La nationalité est un bien d’une nature particulière et qu’on aurait tort de traiter à la légère. Il n’appartient pas à l’Etat, qui ne peut en disposer. Sa possession donne accès à la citoyenneté. Tout citoyen d’un pays en possède la nationalité. Et réciproquement, la nationalité n’appartient qu’aux citoyens.
Elle confère un certain nombre de droits et de devoirs. Parmi les droits : voter, sortir du pays et y revenir librement, ne pas en être expulsé ni extradé, bénéficier de soutiens sociaux et de l’éducation. Parmi les devoirs : être appelé pour défendre le pays. Payer l’impôt, en revanche, est aussi demandé à des résidents étrangers.
La nationalité est un bien qu’on ne peut ni vendre ni abandonner. Et même quand on acquiert une autre nationalité, on ne perd pas la première. Elle se transmet par héritage et se multiplie en autant de membres de la famille. C’est un bien étrange, dont la valeur ne dépend pas de sa rareté, car il peut en avoir une grande alors qu’il peut être produit à l’infini.
La façon dont ont évolué ce concept et son économie est révélatrice des enjeux qui nous attendent. Pendant des millénaires, les hommes étaient nomades et les frontières, inexistantes. La citoyenneté n’avait aucun sens, la nationalité était sans valeur. Puis les frontières se sont fixées, les habitants de chaque pays ont eu alors des devoirs de citoyens. Très peu, sinon dans l’élite militaire puis marchande, en ont eu les droits, octroyés bien plus tard à l’intégralité des nationaux, dans de nombreux pays, mais pas tous – les femmes, par exemple, en sont encore souvent privées.
La nationalité est donc devenue un bien essentiel, un attribut de toute personne humaine. Il est même de plus en plus fréquent d’en avoir plusieurs. C’est aussi devenue un bien marchand, qu’on peut se procurer auprès de l’Etat, qui a le monopole de sa production, soit illégalement par la corruption de fonctionnaires, soit légalement en s’engageant à investir une certaine somme dans le pays, soit, tout aussi légalement, sans payer, après avoir apporté la preuve d’un réel désir d’intégration.

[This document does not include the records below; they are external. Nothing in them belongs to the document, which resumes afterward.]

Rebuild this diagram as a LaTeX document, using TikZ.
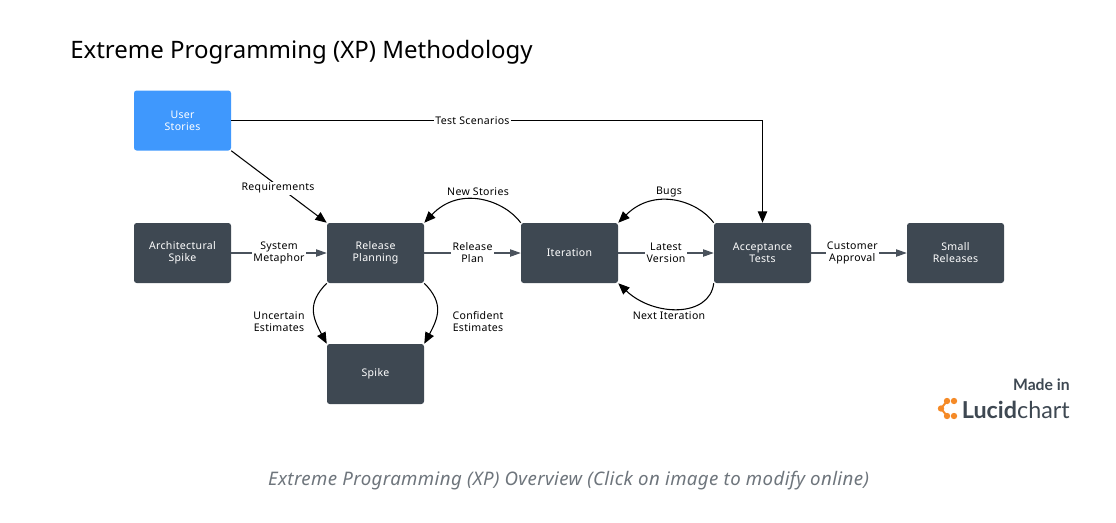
\documentclass[tikz,border=0pt]{standalone}
\usepackage{fontspec}
\setmainfont{Noto Sans}
\newfontfamily\lblfont[LetterSpace=3]{Noto Sans}
\newfontfamily\logofont{Lato}
\usetikzlibrary{arrows.meta}
\definecolor{dk}{HTML}{3E4852}
\definecolor{blu}{HTML}{3F98FD}
\definecolor{grayl}{HTML}{4A525C}
\definecolor{cap}{HTML}{6E757C}
\definecolor{org}{HTML}{F58A27}
\tikzset{
 x=0.75pt,y=-0.75pt,
 boxn/.style={draw=none,fill=dk,rounded corners=2pt,minimum width=72.75pt,minimum height=45pt,inner sep=0pt,align=center,text=white,font=\lblfont\fontsize{7.9}{9}\selectfont},
 lab/.style={fill=white,inner sep=1pt,align=center,text=black,font=\lblfont\fontsize{7.9}{9}\selectfont},
 labn/.style={lab,fill=none},
 blk/.style={draw=black,line width=0.8pt,-{Triangle[length=8.5pt,width=7pt]}},
 gry/.style={draw=grayl,line width=0.8pt,-{Triangle[length=8pt,width=5.5pt,fill=grayl]}},
}
\begin{document}
\begin{tikzpicture}
\useasboundingbox (0,0) rectangle (1116,522);
\node[anchor=west,font=\fontsize{18}{22}\selectfont,text=black,inner sep=0pt] (title) at (70,52.5) {Extreme Programming (XP) Methodology};
\node[boxn,fill=blu] (us) at (182.5,120.5) {User\\Stories};
\node[boxn] (as) at (182.5,253) {Architectural\\Spike};
\node[boxn] (rp) at (375.5,253) {Release\\Planning};
\node[boxn] (it) at (569.5,253) {Iteration};
\node[boxn] (at) at (762.5,253) {Acceptance\\Tests};
\node[boxn] (sr) at (955.5,253) {Small\\Releases};
\node[boxn] (sp) at (375.5,374) {Spike};
\draw[blk] (us.east) -| node[lab,pos=0.227] {Test Scenarios} (at.north);
\draw[blk] (us.south east) -- node[lab,pos=0.49,yshift=-1.5pt] {Requirements} (rp.north west);
\draw[gry] (as) -- node[lab] {System\\Metaphor} (rp);
\draw[gry] (rp) -- node[lab] {Release\\Plan} (it);
\draw[gry] (it) -- node[lab] {Latest\\Version} (at);
\draw[gry] (at) -- node[lab,pos=0.43] {Customer\\Approval} (sr);
\draw[blk] (it.north west) .. controls +(-16,-22) and +(36,-38) .. (rp.north east);
\node[labn] (ns) at (478,191.5) {New Stories};
\draw[blk] (at.north west) .. controls +(-16,-22) and +(36,-36) .. (it.north east);
\node[labn] (bg) at (669,192) {Bugs};
\draw[blk] (at.south west) .. controls +(-4,34) and +(36,34) .. (it.south east);
\node[labn] (ni) at (669,315.5) {Next Iteration};
\draw[blk] (rp.south west) .. controls +(-20,20) and +(-14,-26) .. (sp.north west);
\draw[blk] (rp.south east) .. controls +(20,20) and +(14,-26) .. (sp.north east);
\node[lab] (ue) at (279,322) {Uncertain\\Estimates};
\node[lab] (ce) at (478,322) {Confident\\Estimates};
\node[anchor=east,inner sep=0pt,font=\logofont\bfseries\fontsize{11.8}{13}\selectfont,text=dk] (mi) at (1070,385) {Made in};
\node[anchor=east,inner sep=0pt,font=\logofont\fontsize{17.5}{20}\selectfont,text=dk] (lc) at (1070,410) {\textbf{Lucid}chart};
\foreach \p in {(947,401),(954,401),(941,408.5),(947,416),(954,416)}
  \fill[org] \p circle (2.4pt);
\draw[org,line width=1.5pt] (947,401) -- (941,408.5) -- (947,416);
\node[font=\itshape\fontsize{14}{15}\selectfont\addfontfeature{LetterSpace=2},text=cap,inner sep=0pt] (cp) at (568.5,480.5) {Extreme Programming (XP) Overview (Click on image to modify online)};
\end{tikzpicture}
\end{document}
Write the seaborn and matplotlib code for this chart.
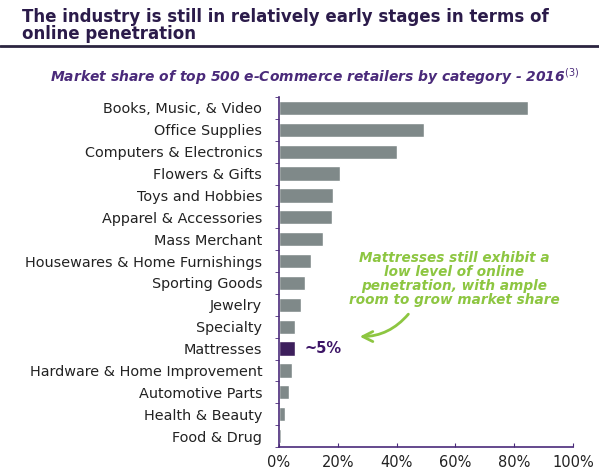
import pandas as pd
import matplotlib.pyplot as plt
import seaborn as sns

categories = ['Books, Music, & Video', 'Office Supplies', 'Computers & Electronics',
              'Flowers & Gifts', 'Toys and Hobbies', 'Apparel & Accessories',
              'Mass Merchant', 'Housewares & Home Furnishings', 'Sporting Goods',
              'Jewelry', 'Specialty', 'Mattresses', 'Hardware & Home Improvement',
              'Automotive Parts', 'Health & Beauty', 'Food & Drug']
share = [84.7, 49.3, 40.1, 20.7, 18.4, 18.0, 14.9, 10.9, 8.8,
         7.5, 5.4, 5.4, 4.4, 3.4, 2.0, 0.7]
x_ticks = [0, 20, 40, 60, 80, 100]
x_labels = ['0%', '20%', '40%', '60%', '80%', '100%']

df = pd.DataFrame({'category': categories, 'share': share})
df['group'] = ['focus' if c == 'Mattresses' else 'other' for c in categories]

sns.set_style('white')
plt.rcParams['font.family'] = ['DejaVu Sans']

purple = '#4a2a7a'
fig = plt.figure(figsize=(5.99, 4.70), dpi=100)
ax = fig.add_axes([0.4658, 0.0489, 0.4908, 0.7447])

sns.barplot(data=df, x='share', y='category', hue='group', dodge=False,
            palette={'other': '#7d8b8b', 'focus': '#3d1566'}, legend=False,
            width=0.65, ax=ax)

ax.set_xlim(0, 100)
ax.set_ylim(len(categories) - 0.5, -0.5)
ax.set_xticks(x_ticks)
ax.set_xticklabels(x_labels, fontsize=10.5, color='#222222')
ax.set_xlabel('')
ax.set_ylabel('')
ax.tick_params(axis='y', length=0, labelsize=10.4, labelcolor='#222222', pad=12)
ax.set_yticks([i - 0.5 for i in range(len(categories) + 1)], minor=True)
ax.tick_params(axis='y', which='minor', length=3, color=purple, direction='out', left=True)
ax.tick_params(axis='x', length=3, color=purple, direction='in', bottom=True, pad=6)
sns.despine(ax=ax)
for s in ['left', 'bottom']:
    ax.spines[s].set_color(purple)
    ax.spines[s].set_linewidth(1.2)

# ~5% label next to mattresses
ax.text(8.5, 11, '~5%', va='center', ha='left', fontsize=10.5, fontweight='bold', color='#3d1566')

# green callout
ax.text(59.5, 7.8, 'Mattresses still exhibit a\nlow level of online\npenetration, with ample\nroom to grow market share',
        ha='center', va='center', fontsize=9.8, fontweight='bold', style='italic',
        color='#8dc641', linespacing=1.0)
ax.annotate('', xy=(26.5, 10.45), xytext=(44.6, 9.33),
            arrowprops=dict(arrowstyle='->', color='#8dc641', lw=2,
                            connectionstyle='arc3,rad=-0.25', mutation_scale=18))

# header
fig.text(0.037, 1 - 22 / 470, 'The industry is still in relatively early stages in terms of',
         ha='left', va='baseline', fontsize=12.0, fontweight='bold', color='#2b1b4a')
fig.text(0.037, 1 - 39 / 470, 'online penetration',
         ha='left', va='baseline', fontsize=12.0, fontweight='bold', color='#2b1b4a')
fig.add_artist(plt.Line2D([0, 1], [1 - 46 / 470, 1 - 46 / 470], color='#2b2540', lw=2))
fig.text(0.0835, 1 - 77 / 470, 'Market share of top 500 e-Commerce retailers by category - 2016$^{(3)}$',
         ha='left', va='center', fontsize=10.0, fontweight='bold', style='italic', color=purple)

fig.savefig('out.png', dpi=100)
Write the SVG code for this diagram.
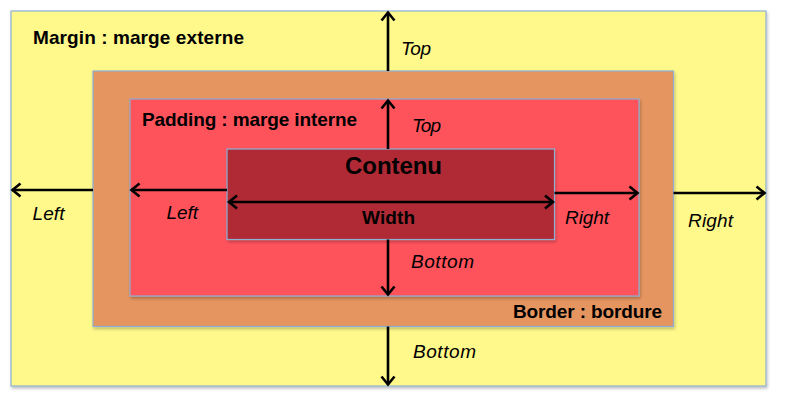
<svg xmlns="http://www.w3.org/2000/svg" width="786" height="401" viewBox="0 0 786 401">
<style>
  .box { stroke: #8EAFD2; stroke-width: 1.2; }
  .lbl { font-family: "Liberation Sans", Arial, sans-serif; font-weight: bold; font-size: 19px; fill: #000; }
  .big { font-size: 24px; }
  .it { font-family: "Liberation Sans", Arial, sans-serif; font-style: italic; font-size: 19px; fill: #000; }
  .conn line { stroke: #000; stroke-width: 2.6; fill: none; }
</style>
<defs>
  <marker id="ah" markerUnits="userSpaceOnUse" markerWidth="20" markerHeight="20" viewBox="-12 -10 14 20" refX="0" refY="0" orient="auto-start-reverse">
    <path d="M -8 -6.5 L 0 0 L -8 6.5" fill="none" stroke="#000" stroke-width="2.6" stroke-linejoin="miter"/>
  </marker>
  <filter id="sh" x="-5%" y="-5%" width="110%" height="115%">
    <feDropShadow dx="1" dy="2" stdDeviation="1.5" flood-color="#000" flood-opacity="0.25"/>
  </filter>
</defs>
<rect width="786" height="401" fill="#fff"/>
<g id="margin">
  <rect class="box" x="11" y="11" width="755" height="375" fill="#FFF98B" filter="url(#sh)"/>
  <text class="lbl" x="33" y="43.5" textLength="211">Margin : marge externe</text>
</g>
<g id="border">
  <rect class="box" x="93" y="71" width="580.5" height="255.5" fill="#E59561" filter="url(#sh)"/>
  <text class="lbl" x="513" y="318" textLength="149">Border : bordure</text>
</g>
<g id="padding">
  <rect class="box" x="130" y="99" width="509" height="197" fill="#FF525B" filter="url(#sh)"/>
  <text class="lbl" x="142" y="125.5" textLength="215">Padding : marge interne</text>
</g>
<g id="contenu">
  <rect class="box" x="227" y="149" width="327.5" height="90.5" fill="#AF2B36" filter="url(#sh)"/>
  <text class="lbl big" x="345" y="173.5" textLength="97">Contenu</text>
  <text class="lbl" x="362" y="224" textLength="53">Width</text>
</g>
<g class="conn" id="connectors">
  <line x1="388" y1="71" x2="388" y2="12.5" marker-end="url(#ah)"/>
  <line x1="388" y1="149" x2="388" y2="100.5" marker-end="url(#ah)"/>
  <line x1="388" y1="239.5" x2="388" y2="294.5" marker-end="url(#ah)"/>
  <line x1="388" y1="326.5" x2="388" y2="384.5" marker-end="url(#ah)"/>
  <line x1="93" y1="190" x2="12.5" y2="190" marker-end="url(#ah)"/>
  <line x1="227" y1="190" x2="131.5" y2="190" marker-end="url(#ah)"/>
  <line x1="554.5" y1="193" x2="637.5" y2="193" marker-end="url(#ah)"/>
  <line x1="673.5" y1="193" x2="764.5" y2="193" marker-end="url(#ah)"/>
  <line x1="229" y1="202" x2="553" y2="202" marker-start="url(#ah)" marker-end="url(#ah)"/>
</g>
<g id="labels">
  <text class="it" x="401" y="55" textLength="30">Top</text>
  <text class="it" x="412" y="132" textLength="29">Top</text>
  <text class="it" x="32.5" y="219.5" textLength="32">Left</text>
  <text class="it" x="166.5" y="219" textLength="31.5">Left</text>
  <text class="it" x="565" y="224" textLength="44">Right</text>
  <text class="it" x="688" y="227" textLength="45">Right</text>
  <text class="it" x="411" y="267.5" textLength="63">Bottom</text>
  <text class="it" x="413" y="358" textLength="63">Bottom</text>
</g>
</svg>
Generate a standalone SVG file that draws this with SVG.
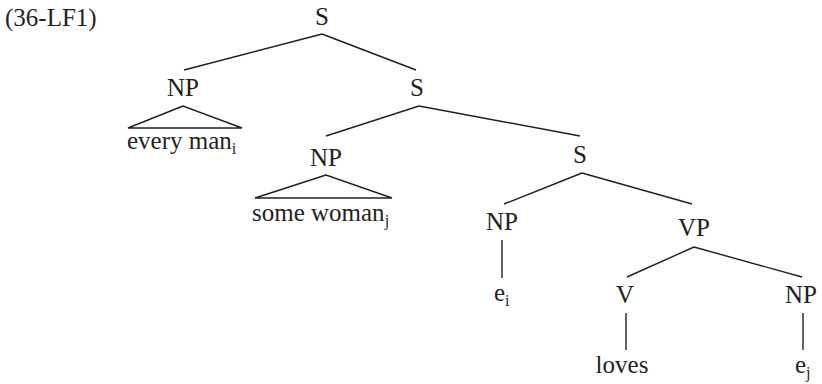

Certaines nationalités sont des propriétés de valeur ; d’autres sont une charge telle que leurs détenteurs préfèrent les abandonner et quitter leur pays d’origine. Un nombre croissant de gens auront bientôt renoncé à leur nationalité sans en avoir acquis une autre. Nous allons donc assister à une concentration de la demande vers un petit nombre de produits, que leurs propriétaires ne voudront pas partager, même si cela ne les prive de rien. On verra se réduire la disponibilité des nationalités recherchées pour ceux qui n’auront pas les moyens de se les offrir. Cela va cesser d’être un bien essentiel pour devenir un bien de luxe.
S’ensuivra une hausse de la valeur de certaines nationalités et une disparition totale de nombreuses autres, beaucoup d’apatrides étant créés au passage.
Il n’est pas tolérable de laisser des êtres humains sans la protection d’une identité leur garantissant une reconnaissance de droits minimaux et les protégeant contre l’exploitation. Il n’est pas non plus tolérable qu’un Etat ou un gouvernement, par nature provisoires, puissent retirer à qui que ce soit un tel bien, par nature définitif et transmissible à ses descendants. La nationalité, comme l’air, l’eau, la santé ou l’éducation, est un attribut de la condition humaine. Chaque homme doit avoir droit à ce service de base.
Dans un monde bien fait, et qui existera un jour, tout apatride recevra un passeport de « citoyen du monde » lui offrant une existence juridique, la protection des conventions internationales sur l’exploitation des êtres humains et le droit de circuler. Pas un vague certificat de « sans patrie », infamant, mais un vrai passeport, établi au nom de l’Organisation des Nations unies, que nul ne pourra retirer. Dans un monde encore mieux fait, chacun d’entre nous pourra demander, en plus du sien, un tel passeport. Un jour viendra, alors, où la moitié de l’humanité en sera dotée. Et tout changera.
Dans un monde un peu moins bien fait, et en attendant, tout réfugié ou migrant en situation régulière sur le territoire européen devrait avoir un passeport établi au nom de l’Union Européenne. Et chaque citoyen d’un pays européen aurait droit automatiquement à un tel passeport continental. On verrait aux aéroports le panneau « passeport européen » remplacer celui de « passeport d’un pays de l’union ». Le débat sur la déchéance de la nationalité retrouverait alors sa vraie place : au musée des fausses bonnes idées et des vraies malhonnêtetés éthiques.